Sunday, 14 July 2013

Zimmerman vs Martin, prejudice and inequality

The Zimmerman verdict is in. Acquitted, or not guilty, however you look at it the man is walking free after he stalked his neighbourhood like a paranoid vigilante, and then against the advice of the police went to confront a 17 year old young man before shooting him dead.

Like all the worst cases, there's little that the case would ever have hinged off of other than the reliability and credibility of Zimmerman's own statements. In Florida you can kill someone as long as you can make a jury believe you felt you were in serious danger, you see?

This case was always going to be hard for the prosecution, especially one that took weeks before it even started action to find justice for a young man murdered on the street. But with a law that legalises murder "in self defense" perhaps those hoping for justice should have faced up to reality months ago. This was never going to be the ending we wanted.

Is it the fault of the court? The law? American society and culture?

There are commentators that are criticising those that are laying the blame for Zimmerman walking free at the court. "Reasonable doubt" they cry. And they're right, up to a point. Unless the jury is 100% sure that Zimmerman did not feel his life was seriously in danger then the law is such that they must allow him to walk out of the court as a free man.
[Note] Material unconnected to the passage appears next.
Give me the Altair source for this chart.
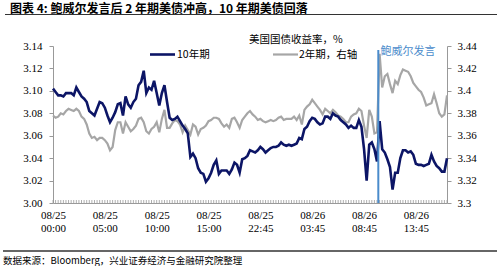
import altair as alt
import pandas as pd

# ---------------- data ----------------
tick_labels = ["08/25 00:00", "08/25 05:00", "08/25 10:00", "08/25 15:00",
               "08/25 22:45", "08/26 03:45", "08/26 08:45", "08/26 13:45"]

t10 = [
    3.102, 3.099, 3.096, 3.096, 3.095, 3.098, 3.098, 3.098, 3.096, 3.103,
    3.099, 3.095, 3.093, 3.090, 3.082, 3.080, 3.078, 3.084, 3.090, 3.089,
    3.085, 3.078, 3.072, 3.076, 3.081, 3.088, 3.089, 3.078, 3.095, 3.088,
    3.085, 3.090, 3.093, 3.105, 3.108, 3.118, 3.098, 3.103, 3.101, 3.109,
    3.098, 3.087, 3.098, 3.105, 3.090, 3.076, 3.074, 3.075, 3.077, 3.073,
    3.069, 3.066, 3.062, 3.041, 3.044, 3.040, 3.031, 3.027, 3.026, 3.019,
    3.022, 3.027, 3.034, 3.038, 3.026, 3.029, 3.029, 3.029, 3.026, 3.030,
    3.036, 3.034, 3.027, 3.039, 3.040, 3.042, 3.047, 3.046, 3.045, 3.047,
    3.050, 3.048, 3.045, 3.047, 3.049, 3.050, 3.050, 3.051, 3.054, 3.052,
    3.051, 3.052, 3.051, 3.052, 3.053, 3.058, 3.057, 3.066, 3.068, 3.073,
    3.076, 3.075, 3.072, 3.070, 3.071, 3.077, 3.077, 3.075, 3.080, 3.078,
    3.077, 3.074, 3.072, 3.070, 3.067, 3.069, 3.067, 3.067, 3.074, 3.068,
    3.048, 3.020, 3.052, 3.054, 3.048, 3.037, 3.073, 3.048, 3.045, 3.039,
    3.032, 3.012, 3.027, 3.027, 3.040, 3.047, 3.047, 3.045, 3.046, 3.043,
    3.035, 3.034, 3.034, 3.033, 3.034, 3.035, 3.043, 3.037, 3.033, 3.031,
    3.028, 3.028, 3.040]

t2 = [
    3.378, 3.376, 3.377, 3.380, 3.379, 3.382, 3.384, 3.383, 3.382, 3.384,
    3.382, 3.377, 3.375, 3.370, 3.362, 3.358, 3.359, 3.356, 3.358, 3.358,
    3.356, 3.353, 3.347, 3.350, 3.365, 3.372, 3.372, 3.362, 3.372, 3.368,
    3.364, 3.366, 3.369, 3.375, 3.376, 3.372, 3.364, 3.362, 3.366, 3.368,
    3.372, 3.363, 3.375, 3.383, 3.367, 3.367, 3.371, 3.374, 3.373, 3.370,
    3.363, 3.369, 3.365, 3.361, 3.370, 3.368, 3.361, 3.366, 3.367, 3.369,
    3.373, 3.374, 3.376, 3.376, 3.375, 3.371, 3.368, 3.370, 3.367, 3.375,
    3.376, 3.372, 3.367, 3.374, 3.377, 3.380, 3.382, 3.379, 3.377, 3.374,
    3.375, 3.373, 3.372, 3.373, 3.374, 3.373, 3.374, 3.376, 3.377, 3.374,
    3.375, 3.375, 3.375, 3.377, 3.374, 3.378, 3.370, 3.383, 3.386, 3.388,
    3.392, 3.389, 3.386, 3.383, 3.379, 3.384, 3.382, 3.380, 3.383, 3.381,
    3.378, 3.377, 3.375, 3.372, 3.372, 3.377, 3.379, 3.380, 3.384, 3.382,
    3.369, 3.358, 3.383, 3.377, 3.362, 3.363, 3.433, 3.403, 3.413, 3.415,
    3.406, 3.398, 3.409, 3.406, 3.414, 3.419, 3.418, 3.417, 3.413, 3.407,
    3.404, 3.401, 3.399, 3.394, 3.387, 3.388, 3.389, 3.397, 3.389, 3.380,
    3.377, 3.379, 3.396]

left_ticks = [3.00, 3.02, 3.04, 3.06, 3.08, 3.10, 3.12, 3.14]
right_ticks = [3.30, 3.32, 3.34, 3.36, 3.38, 3.40, 3.42, 3.44]
label_step = 20
powell_pos = [125.5]

title_text = "图表 4:  鲍威尔发言后 2 年期美债冲高，10 年期美债回落"
legend_title = "美国国债收益率，%"
name10 = "10年期"
name2 = "2年期，右轴"
powell_text = "鲍威尔发言"
source_text = "数据来源：Bloomberg，兴业证券经济与金融研究院整理"

# ---------------- chart ----------------
n = len(t10)
df = pd.DataFrame({"i": list(range(n)), "t10": t10, "t2": t2})
label_pos = list(range(0, n, label_step))[: len(tick_labels)]

W, H = 394, 157
NAVY = "#0c1566"
GRAY = "#a6a6a6"
BLUE = "#4a8bcb"
AXC = "#999999"
SERIF = "Liberation Serif"
CJK = "Noto Sans CJK SC"

label_arr = "[" + ",".join("'" + s + "'" for s in tick_labels) + "]"
xexpr = "split(" + label_arr + "[round(datum.value / " + str(label_step) + ")], ' ')"

xenc = alt.X(
    "i:Q",
    scale=alt.Scale(domain=[0, n - 1], nice=False, zero=False),
    axis=alt.Axis(values=label_pos, labelExpr=xexpr, title=None, grid=False,
                  ticks=False, domainColor=AXC, labelFont=SERIF,
                  labelFontSize=11, labelColor="black", labelPadding=6,
                  labelOverlap=False, labelFlush=False, labelLineHeight=13,
                  labelBaseline="top"),
)

base = alt.Chart(df)

# dense category tick marks along the bottom axis
minor_ticks = base.mark_rule(color=AXC, strokeWidth=0.8).encode(
    x="i:Q", y=alt.value(H - 3), y2=alt.value(H))

line2 = base.mark_line(color=GRAY, strokeWidth=2.2).encode(
    x=xenc,
    y=alt.Y("t2:Q", scale=alt.Scale(domain=[3.30, 3.44], nice=False, zero=False),
            axis=alt.Axis(orient="right", values=right_ticks, format=".2~f", title=None,
                          grid=False, tickSize=4, tickColor=AXC, domainColor=AXC,
                          labelFont=SERIF, labelFontSize=11, labelColor="black",
                          labelPadding=6)),
)

line10 = base.mark_line(color=NAVY, strokeWidth=2.6).encode(
    x=xenc,
    y=alt.Y("t10:Q", scale=alt.Scale(domain=[3.00, 3.14], nice=False, zero=False),
            axis=alt.Axis(orient="left", values=left_ticks, format=".2f", title=None,
                          grid=False, tickSize=4, tickColor=AXC, domainColor=AXC,
                          labelFont=SERIF, labelFontSize=11, labelColor="black",
                          labelPadding=7)),
)

powell = alt.Chart(pd.DataFrame({"i": powell_pos})).mark_rule(
    color=BLUE, strokeWidth=2).encode(x="i:Q", y=alt.value(4), y2=alt.value(H))


def txt(s, x, y, size=11, color="black", align="left", weight="normal", font=CJK):
    return alt.Chart(pd.DataFrame({"t": [s]})).mark_text(
        align=align, baseline="middle", fontSize=size, color=color,
        fontWeight=weight, font=font).encode(text="t:N", x=alt.value(x), y=alt.value(y))


def hrule(x1, x2, y, color="black", w=1.0):
    return alt.Chart(pd.DataFrame({"a": [0]})).mark_rule(
        color=color, strokeWidth=w).encode(x=alt.value(x1), x2=alt.value(x2), y=alt.value(y))


lines = alt.layer(line2, line10).resolve_scale(y="independent")

chart = alt.layer(
    lines,
    minor_ticks,
    powell,
    txt(title_text, -43, -37, size=12, weight="bold"),
    hrule(-48, 444, -31.5, color="#333333", w=1),
    txt(legend_title, 196, -6, size=10.5),
    hrule(97, 122, 8.5, color=NAVY, w=2.6),
    txt(name10, 124, 8.5, size=10.5),
    hrule(220, 245, 8.5, color=GRAY, w=2.2),
    txt(name2, 246, 8.5, size=10.5),
    txt(powell_text, 355, 6, size=11, color=BLUE, align="center"),
    hrule(-50, 444, 205, color="#333333", w=1.5),
    txt(source_text, -50, 215, size=9.5),
).properties(
    width=W, height=H,
    autosize=alt.AutoSizeParams(type="none"),
    padding={"left": 53, "top": 46, "right": 53, "bottom": 63},
    background="white",
).configure_view(stroke=None)

chart.save("out.html", embed_options={"renderer": "svg", "actions": False})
Without a law that says that it is ok to kill someone if you feel this way, Zimmerman would not now be free.

And of course there will be those saying that this isn't a problem with the laws (guns don't kill people, etc. etc.) but that this was perhaps an isolated case of tension in a neighbourhood in Florida that ended up with a tragic result. Perhaps if inter-racial tensions weren't so high? Maybe if there wasn't so much crime? Maybe if the media didn't whip up inter-class hatred of fellow citizens?

Sure...but that argument is a side show anyway. Social and cultural factors being what they are, a person still chose to go as far as they did, to take a gun and hunt down the young Mr Martin, because of how the law stood and still stands.

But I don't absolve the court of blame here...because I believe by delivering the verdict that they have they have themselves shown up their own prejudices and how much they rate the life of one particular caste of person over another.

We know a couple of things about the case that are "absolute", the reason for this being there is either hard evidence or Zimmerman himself does not deny them. First is that Zimmerman made a choice to pursue Martin. Despite the police telling him to stay away from any potential danger, he walked towards it when he had the choice to drive away from it. Second, he definitely was the one that shot Martin.

Given the law the only way that Zimmerman walks away is because he presented a story that gave enough doubt to the idea that this was simply an elaborate execution. The story is that Zimmerman confronts Martin, and in response is attacked. Martin goes for the gun that Zimmerman has holstered, and the rest is history.

This is Zimmerman's life in "serious" threat of fatal danger.

But what about Martin's? Let us say that Zimmerman's account is 100% true. Martin is approached in the night by an unknown man with a holstered weapon who is demanding to know what he's doing. A fight breaks out, probably with words first, but then fists. Martin is suddenly in a fight with a man who has come from no-where, with a gun at his hip (or wherever it was). Fight or flight kicks in, Martin is the one who feels in his life is in serious danger, so he goes for the gun.

It would appear that the court has said that they believe Zimmerman's story to be believable enough that they can't convict...but in doing so they have also sent out a statement that if you walk up to someone, confront them, act hostile and then get in a fight...well...then you have more of a right to life than the person that has been confronted.

The person that is left dead on the street doesn't get to argue that they felt their life was in serious danger when they took whatever actions they took, simply by "losing" the fight the determination is that you are the one that was the threat.

This is why it is not the law, nor society, nor culture that is the problem with the result of the case...but the court itself. Shame on you America.